* Start Provided data *

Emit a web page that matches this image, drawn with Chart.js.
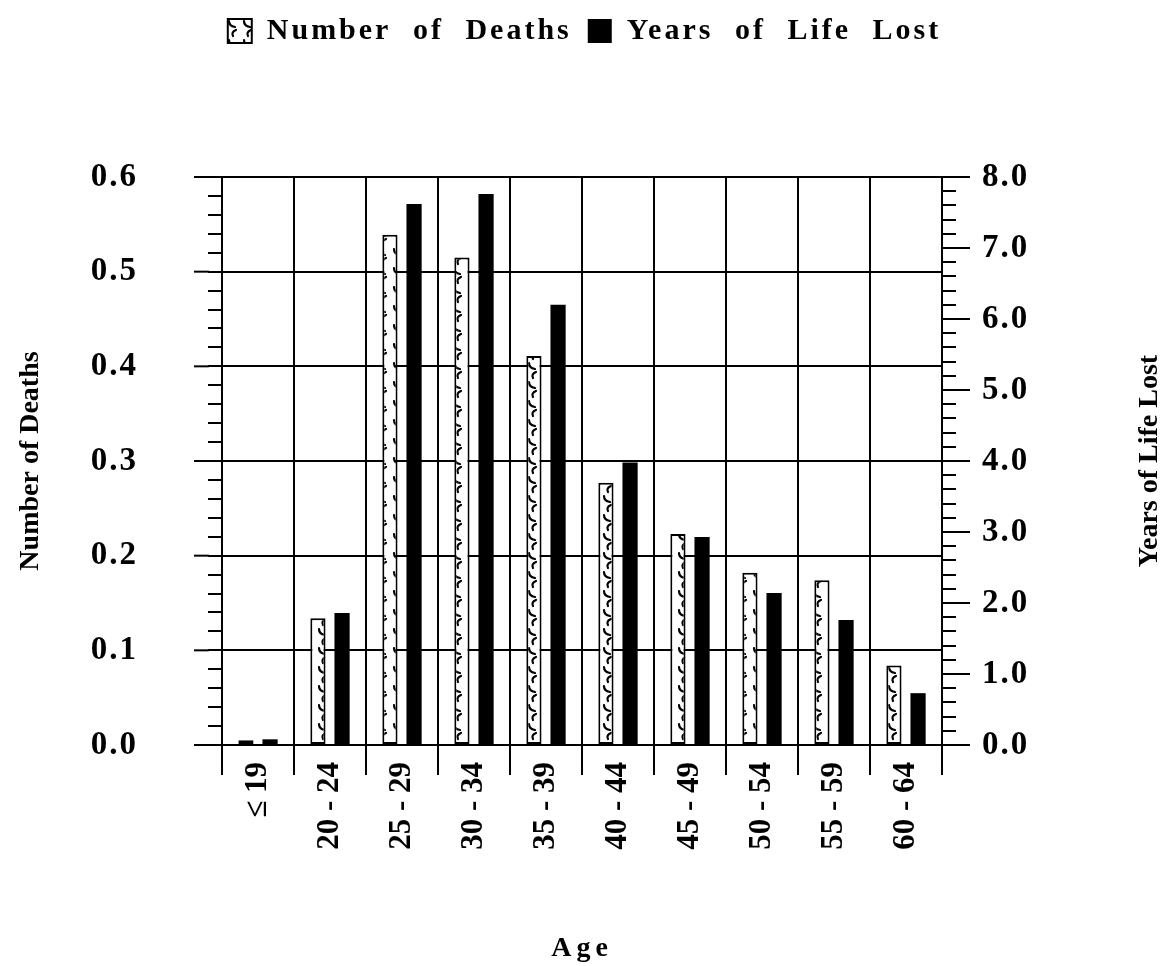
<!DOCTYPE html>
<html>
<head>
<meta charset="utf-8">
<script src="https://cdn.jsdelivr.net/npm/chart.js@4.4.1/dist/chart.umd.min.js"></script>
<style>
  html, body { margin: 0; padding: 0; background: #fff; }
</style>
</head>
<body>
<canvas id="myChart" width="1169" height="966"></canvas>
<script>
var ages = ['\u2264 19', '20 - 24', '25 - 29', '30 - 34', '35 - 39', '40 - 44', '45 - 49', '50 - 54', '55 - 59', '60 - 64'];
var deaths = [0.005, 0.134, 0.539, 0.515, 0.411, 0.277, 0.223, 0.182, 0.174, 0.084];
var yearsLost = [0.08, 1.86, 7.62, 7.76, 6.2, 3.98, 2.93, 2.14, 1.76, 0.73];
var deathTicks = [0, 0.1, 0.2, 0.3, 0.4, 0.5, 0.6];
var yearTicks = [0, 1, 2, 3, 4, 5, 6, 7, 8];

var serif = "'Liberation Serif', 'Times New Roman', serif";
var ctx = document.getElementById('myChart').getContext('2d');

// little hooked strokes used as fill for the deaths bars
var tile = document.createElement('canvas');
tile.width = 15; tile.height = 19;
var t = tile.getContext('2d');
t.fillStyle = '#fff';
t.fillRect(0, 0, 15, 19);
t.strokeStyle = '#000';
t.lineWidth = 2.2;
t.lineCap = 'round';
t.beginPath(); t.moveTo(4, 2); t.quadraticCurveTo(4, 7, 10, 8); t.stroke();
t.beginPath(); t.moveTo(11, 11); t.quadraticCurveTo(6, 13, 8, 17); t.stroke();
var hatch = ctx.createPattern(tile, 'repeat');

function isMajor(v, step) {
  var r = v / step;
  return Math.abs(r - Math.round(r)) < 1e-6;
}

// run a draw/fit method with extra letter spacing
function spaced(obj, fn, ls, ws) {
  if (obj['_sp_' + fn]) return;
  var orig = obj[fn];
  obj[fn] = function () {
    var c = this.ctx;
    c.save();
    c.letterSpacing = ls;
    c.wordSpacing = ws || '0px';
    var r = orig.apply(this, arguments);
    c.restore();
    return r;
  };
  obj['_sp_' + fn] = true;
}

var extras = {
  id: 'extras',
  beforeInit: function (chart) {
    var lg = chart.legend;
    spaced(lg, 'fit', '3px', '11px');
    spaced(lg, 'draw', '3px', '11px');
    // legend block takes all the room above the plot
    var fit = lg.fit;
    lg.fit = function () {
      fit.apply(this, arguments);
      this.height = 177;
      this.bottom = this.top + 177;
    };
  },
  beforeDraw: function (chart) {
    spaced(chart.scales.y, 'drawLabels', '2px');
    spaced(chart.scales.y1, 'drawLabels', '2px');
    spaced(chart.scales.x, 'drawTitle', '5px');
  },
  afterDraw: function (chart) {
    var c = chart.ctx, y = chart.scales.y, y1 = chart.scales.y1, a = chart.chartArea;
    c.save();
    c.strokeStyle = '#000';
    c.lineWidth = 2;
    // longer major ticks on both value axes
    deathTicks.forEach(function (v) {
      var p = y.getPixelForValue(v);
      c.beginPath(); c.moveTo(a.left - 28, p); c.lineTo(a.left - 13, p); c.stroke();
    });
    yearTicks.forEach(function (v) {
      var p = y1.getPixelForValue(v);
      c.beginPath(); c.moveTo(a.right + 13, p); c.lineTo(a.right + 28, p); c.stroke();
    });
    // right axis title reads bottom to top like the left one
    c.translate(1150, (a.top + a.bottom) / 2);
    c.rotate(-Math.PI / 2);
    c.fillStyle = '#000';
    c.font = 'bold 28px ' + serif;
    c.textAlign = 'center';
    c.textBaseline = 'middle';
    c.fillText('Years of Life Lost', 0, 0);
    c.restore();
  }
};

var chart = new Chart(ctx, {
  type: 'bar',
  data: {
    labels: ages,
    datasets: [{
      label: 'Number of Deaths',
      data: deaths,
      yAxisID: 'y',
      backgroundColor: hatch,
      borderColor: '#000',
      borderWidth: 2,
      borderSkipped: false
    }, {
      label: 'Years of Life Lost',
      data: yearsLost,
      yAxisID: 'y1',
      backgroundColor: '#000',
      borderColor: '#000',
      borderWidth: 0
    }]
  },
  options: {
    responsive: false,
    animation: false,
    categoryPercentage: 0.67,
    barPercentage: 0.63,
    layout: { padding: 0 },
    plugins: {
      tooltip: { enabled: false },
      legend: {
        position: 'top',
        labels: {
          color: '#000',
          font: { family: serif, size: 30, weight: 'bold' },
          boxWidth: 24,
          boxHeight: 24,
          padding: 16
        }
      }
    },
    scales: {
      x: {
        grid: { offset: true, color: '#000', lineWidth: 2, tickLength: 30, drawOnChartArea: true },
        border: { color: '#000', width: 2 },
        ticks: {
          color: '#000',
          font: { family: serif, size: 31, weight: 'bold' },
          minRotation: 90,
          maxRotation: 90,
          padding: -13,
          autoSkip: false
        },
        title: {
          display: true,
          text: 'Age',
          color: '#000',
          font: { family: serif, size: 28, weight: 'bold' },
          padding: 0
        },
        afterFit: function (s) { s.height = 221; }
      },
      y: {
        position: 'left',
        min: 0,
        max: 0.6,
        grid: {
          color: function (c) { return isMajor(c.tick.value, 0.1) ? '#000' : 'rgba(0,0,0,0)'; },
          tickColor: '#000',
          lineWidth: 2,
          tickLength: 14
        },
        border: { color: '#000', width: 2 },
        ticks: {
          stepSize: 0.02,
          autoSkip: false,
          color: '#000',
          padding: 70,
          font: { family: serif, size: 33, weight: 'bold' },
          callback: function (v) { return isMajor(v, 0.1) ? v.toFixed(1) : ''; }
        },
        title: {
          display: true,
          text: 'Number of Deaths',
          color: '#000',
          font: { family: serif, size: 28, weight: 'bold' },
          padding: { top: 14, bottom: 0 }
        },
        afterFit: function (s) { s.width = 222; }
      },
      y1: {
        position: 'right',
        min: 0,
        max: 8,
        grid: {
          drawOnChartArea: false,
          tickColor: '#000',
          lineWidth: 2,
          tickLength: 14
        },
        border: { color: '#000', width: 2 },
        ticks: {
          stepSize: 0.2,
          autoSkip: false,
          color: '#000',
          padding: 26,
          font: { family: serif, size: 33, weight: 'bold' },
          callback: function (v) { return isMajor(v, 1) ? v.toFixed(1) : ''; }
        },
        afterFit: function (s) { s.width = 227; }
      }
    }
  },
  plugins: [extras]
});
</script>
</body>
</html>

* End Provided data *

What is asked:
Give only the count of lines in the data that include the string "with".

Complete output:
2